Data excerpt:
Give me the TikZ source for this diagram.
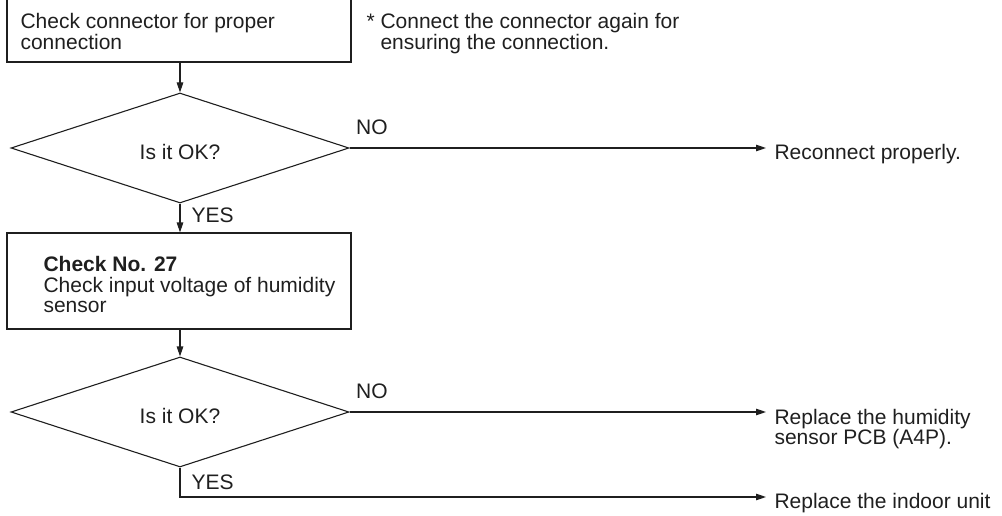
\documentclass[tikz,border=0pt]{standalone}
\usepackage{fontspec}
\setmainfont{Liberation Sans}
\usetikzlibrary{shapes.geometric,arrows.meta}
\definecolor{ink}{gray}{0.12}
\begin{document}
\begin{tikzpicture}[x=1pt,y=-1pt,line width=1.1pt,color=ink,
  every node/.style={font=\fontsize{21}{20.5}\selectfont,inner sep=0pt},
  chkbox/.style={draw,minimum width=344pt,minimum height=#1},
  okdec/.style={draw,diamond,minimum width=338pt,minimum height=110pt,text height=23pt,text depth=0pt},
  flow/.style={-{Triangle[length=10pt,width=6.5pt]}},
  nolbl/.style={anchor=south west,xshift=6pt,yshift=13pt},
  yeslbl/.style={anchor=west,xshift=11pt}]
  \useasboundingbox (0,0) rectangle (1002,516);
  \node[chkbox=64pt] (chk1) at (179,30) {};
  \node[anchor=north west,align=left] (chk1txt) at (20,13) {Check connector for proper\\connection};
  \node[anchor=north west,align=left] (note) at (366,13) {* Connect the connector again for\\\hphantom{* }ensuring the connection.};
  \node[okdec] (ok1) at (180,148) {Is it OK?};
  \node[chkbox=96pt] (chk2) at (179,281) {};
  \node[anchor=north west,align=left] (chk2txt) at (43,256) {\textbf{Check No. 27}\\Check input voltage of humidity\\sensor};
  \node[okdec] (ok2) at (180,412) {Is it OK?};
  \node[anchor=north west,inner xsep=8pt,align=left] (recon) at (766,143.5) {Reconnect properly.};
  \node[anchor=north west,inner xsep=8pt,align=left] (repPCB) at (766,408.5) {Replace the humidity\\sensor PCB (A4P).};
  \node[anchor=north west,inner xsep=8pt] (repUnit) at (766,493) {Replace the indoor unit};
  \coordinate (turn) at (180,497);
  \draw[flow] (chk1.south -| ok1.north) -- (ok1.north);
  \draw[flow] (ok1.east) -- node[nolbl,pos=0] {NO} (ok1.east -| recon.west);
  \draw[flow] (ok1.south) -- node[yeslbl,pos=0.4] {YES} (chk2.north -| ok1.south);
  \draw[flow] (chk2.south -| ok2.north) -- (ok2.north);
  \draw[flow] (ok2.east) -- node[nolbl,pos=0] {NO} (ok2.east -| repPCB.west);
  \draw[flow] (ok2.south) -- node[yeslbl,pos=0.5] {YES} (turn) -- (turn -| repUnit.west);
\end{tikzpicture}
\end{document}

Job: Reproduce all of the material above word for word. Omit the pictures.

Expected output:
Give me the TikZ source for this diagram.
\documentclass[tikz,border=0pt]{standalone}
\usepackage{fontspec}
\setmainfont{Liberation Sans}
\usetikzlibrary{shapes.geometric,arrows.meta}
\definecolor{ink}{gray}{0.12}
\begin{document}
\begin{tikzpicture}[x=1pt,y=-1pt,line width=1.1pt,color=ink,
  every node/.style={font=\fontsize{21}{20.5}\selectfont,inner sep=0pt},
  chkbox/.style={draw,minimum width=344pt,minimum height=#1},
  okdec/.style={draw,diamond,minimum width=338pt,minimum height=110pt,text height=23pt,text depth=0pt},
  flow/.style={-{Triangle[length=10pt,width=6.5pt]}},
  nolbl/.style={anchor=south west,xshift=6pt,yshift=13pt},
  yeslbl/.style={anchor=west,xshift=11pt}]
  \useasboundingbox (0,0) rectangle (1002,516);
  \node[chkbox=64pt] (chk1) at (179,30) {};
  \node[anchor=north west,align=left] (chk1txt) at (20,13) {Check connector for proper\\connection};
  \node[anchor=north west,align=left] (note) at (366,13) {* Connect the connector again for\\\hphantom{* }ensuring the connection.};
  \node[okdec] (ok1) at (180,148) {Is it OK?};
  \node[chkbox=96pt] (chk2) at (179,281) {};
  \node[anchor=north west,align=left] (chk2txt) at (43,256) {\textbf{Check No. 27}\\Check input voltage of humidity\\sensor};
  \node[okdec] (ok2) at (180,412) {Is it OK?};
  \node[anchor=north west,inner xsep=8pt,align=left] (recon) at (766,143.5) {Reconnect properly.};
  \node[anchor=north west,inner xsep=8pt,align=left] (repPCB) at (766,408.5) {Replace the humidity\\sensor PCB (A4P).};
  \node[anchor=north west,inner xsep=8pt] (repUnit) at (766,493) {Replace the indoor unit};
  \coordinate (turn) at (180,497);
  \draw[flow] (chk1.south -| ok1.north) -- (ok1.north);
  \draw[flow] (ok1.east) -- node[nolbl,pos=0] {NO} (ok1.east -| recon.west);
  \draw[flow] (ok1.south) -- node[yeslbl,pos=0.4] {YES} (chk2.north -| ok1.south);
  \draw[flow] (chk2.south -| ok2.north) -- (ok2.north);
  \draw[flow] (ok2.east) -- node[nolbl,pos=0] {NO} (ok2.east -| repPCB.west);
  \draw[flow] (ok2.south) -- node[yeslbl,pos=0.5] {YES} (turn) -- (turn -| repUnit.west);
\end{tikzpicture}
\end{document}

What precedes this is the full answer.